I regret that Microsoft did not do more to make VB.NET appear cooler and sexier to developers than C#.  The result has been years of developers jumping to the conclusion that C# is the more a able and comprehensive language than VB when that is so clearly not the case.  For us, this meant that we had some casualties in the early days in terms of experienced developers jumping ship to work with C#.

But, other than that minor gripe, no real regrets at all.

What approach have you taken to moving Visual Basic 6 applications onto .NET? Did you create or buy any tools to help you?

We were fairly masochistic about it.  We saw the re-engineering to .NET as an opportunity to make some worthwhile advances with our application architecture and development processes, rather than taking a sausage-machine approach to getting onto .NET.  Consequently, we built a new application framework from the ground up; we re-designed our use of modelling in the development process; and we produced the patterns we needed to be able to integrate both new .NET components and existing COM component in the same deployment.

What would be your advice for a company with a significant investment in VB6?

“Don’t Panic!”  I feel that there has been an growing amount of uncertainty perpetuating around our industry, and consequently among our customers, regarding the implications of operating a strategic solution that may be built in part or completely from VB6 code.  This has resulted in some “from the hip” demands that software vendors immediately address the “problem” of supplying a solution that is built with an “unsupported” development product.

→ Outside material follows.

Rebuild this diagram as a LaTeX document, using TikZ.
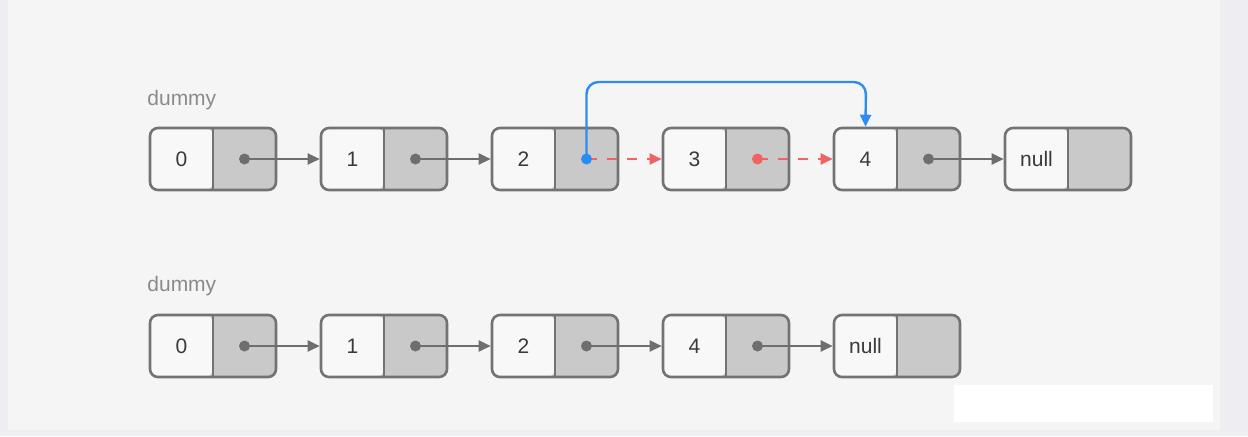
\documentclass[tikz,border=0pt]{standalone}
\usepackage{fontspec}
\setmainfont{Liberation Sans}
\usetikzlibrary{arrows.meta}
\definecolor{outerbg}{HTML}{EEEEF2}
\definecolor{panelbg}{HTML}{F5F5F5}
\definecolor{boxline}{HTML}{737373}
\definecolor{leftfill}{HTML}{F8F8F8}
\definecolor{rightfill}{HTML}{C9C9C9}
\definecolor{ptrgrey}{HTML}{6E6E6E}
\definecolor{ptrblue}{HTML}{2D8CF0}
\definecolor{ptrred}{HTML}{EF6363}
\definecolor{dummytxt}{HTML}{8A8A8A}
\definecolor{valtxt}{HTML}{3A3A3A}
\tikzset{
  llbox/.style={draw=boxline, line width=1.3pt, rounded corners=4pt, fill=rightfill,
    minimum width=63pt, minimum height=31pt, inner sep=0pt,
    path picture={
      \fill[leftfill] (path picture bounding box.south west) rectangle (path picture bounding box.north);
      \draw[boxline, line width=1.3pt] (path picture bounding box.south) -- (path picture bounding box.north);
    }},
  val/.style={text=valtxt, font=\fontsize{10.5}{12}\selectfont, inner sep=0pt},
  dummylbl/.style={text=dummytxt, font=\fontsize{10.5}{12}\selectfont, anchor=west, inner sep=0pt},
  greyarr/.style={draw=ptrgrey, line width=1.1pt, -{Triangle[length=6pt,width=5.5pt]}},
  redarr/.style={draw=ptrred, line width=1.1pt, dash pattern=on 5pt off 5pt, -{Triangle[length=6pt,width=5.5pt]}},
  bluearr/.style={draw=ptrblue, line width=1.2pt, rounded corners=6pt, -{Triangle[length=6pt,width=5.5pt]}},
  dotc/.style={circle, inner sep=0pt, minimum size=5.5pt},
}
\begin{document}
\begin{tikzpicture}[x=0.5pt,y=-0.5pt]
\fill[outerbg] (0,0) rectangle (1248,436);
\fill[panelbg] (8,0) rectangle (1220,430);
\fill[white] (954,385) rectangle (1213,422);
\useasboundingbox (0,0) rectangle (1248,436);

\node[dummylbl] (d1) at (147,100) {dummy};
\node[dummylbl] (d2) at (147,286) {dummy};

% top row
\foreach \i/\v in {0/0,1/1,2/2,3/3,4/4,5/null}{
  \node[llbox] (t\i) at ({213+171*\i},159) {};
  \node[val] (tv\i) at ({181.5+171*\i},159) {\v};
  \coordinate (tp\i) at ({244.5+171*\i},159);
}
% bottom row
\foreach \i/\v in {0/0,1/1,2/2,3/4,4/null}{
  \node[llbox] (b\i) at ({213+171*\i},346) {};
  \node[val] (bv\i) at ({181.5+171*\i},346) {\v};
  \coordinate (bp\i) at ({244.5+171*\i},346);
}

% top arrows
\draw[greyarr] (tp0) -- (t1.west);
\draw[greyarr] (tp1) -- (t2.west);
\draw[redarr] (tp2) -- (t3.west);
\draw[redarr] (tp3) -- (t4.west);
\draw[greyarr] (tp4) -- (t5.west);
\coordinate (bend) at (866,82);
\draw[bluearr] (tp2) |- (bend) -- (tv4 |- t4.north);

% bottom arrows
\draw[greyarr] (bp0) -- (b1.west);
\draw[greyarr] (bp1) -- (b2.west);
\draw[greyarr] (bp2) -- (b3.west);
\draw[greyarr] (bp3) -- (b4.west);

% dots
\foreach \i in {0,1,4}{\node[dotc, fill=ptrgrey] (tdot\i) at (tp\i) {};}
\node[dotc, fill=ptrblue] (tdot2) at (tp2) {};
\node[dotc, fill=ptrred] (tdot3) at (tp3) {};
\foreach \i in {0,1,2,3}{\node[dotc, fill=ptrgrey] (bdot\i) at (bp\i) {};}
\end{tikzpicture}
\end{document}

My advice is that anyone responsible for a strategic solution that is in part or whole VB6 must now set themselves a target as part of their product roadmap to engineer out the remaining VB6 components.  They must not feel pressured into removing the VB6 code in any radical way, though.  They have time to do it the way that works best for them, their team and their customer.  The old adage “don’t bite off more than you can chew” applies here: deal with the re-engineering of the VB6 code as a requirement in its own right.  Don’t be tempted to re-architect from the ground up right now (unless that was on the roadmap already and you can afford to put product development on hold for some time).

And finally, what new technologies from Microsoft are you most looking forward to using in the future?

Visual Basic 10.  Visual Basic 11.  Visual Basic 12...

Entity framework is looking like a ‘worthy of a prod’ type of technology, so I’m looking to get that at least into a lab environment to see what it can do for us in more detail, along with the associated goodies like ADO.NET data services. Team Foundation Server, while not really in the ‘new’ category, is still in the process of being adopted across all of the projects and so I am working to get that up and running across the board.  As a distributed development shop it clearly has lots to offer us. The 2008s (Windows Server, SQL Server and Visual Studio) are all foundations of the work we have in the development shop now that will be deployed in the next product release. Business Intelligence is an area that we are interested in right now and can see that the current offerings from Microsoft in this area could help us to deliver some smart solutions. Lastly, we care keeping an eye on the ‘user experience’ space to work out what improvements we can make to our user interfaces without just adding bling for the sake of it.

There’s lots going on and it’s a good industry to be involved in as much as ever, if not more so.

 

Note: We did this interview several weeks back and for some reason it “escaped” my Inbox into a sub-folder without ever making it onto this blog. I only just rediscovered it whilst unsuccessfully trying to find it on this blog! Sorry.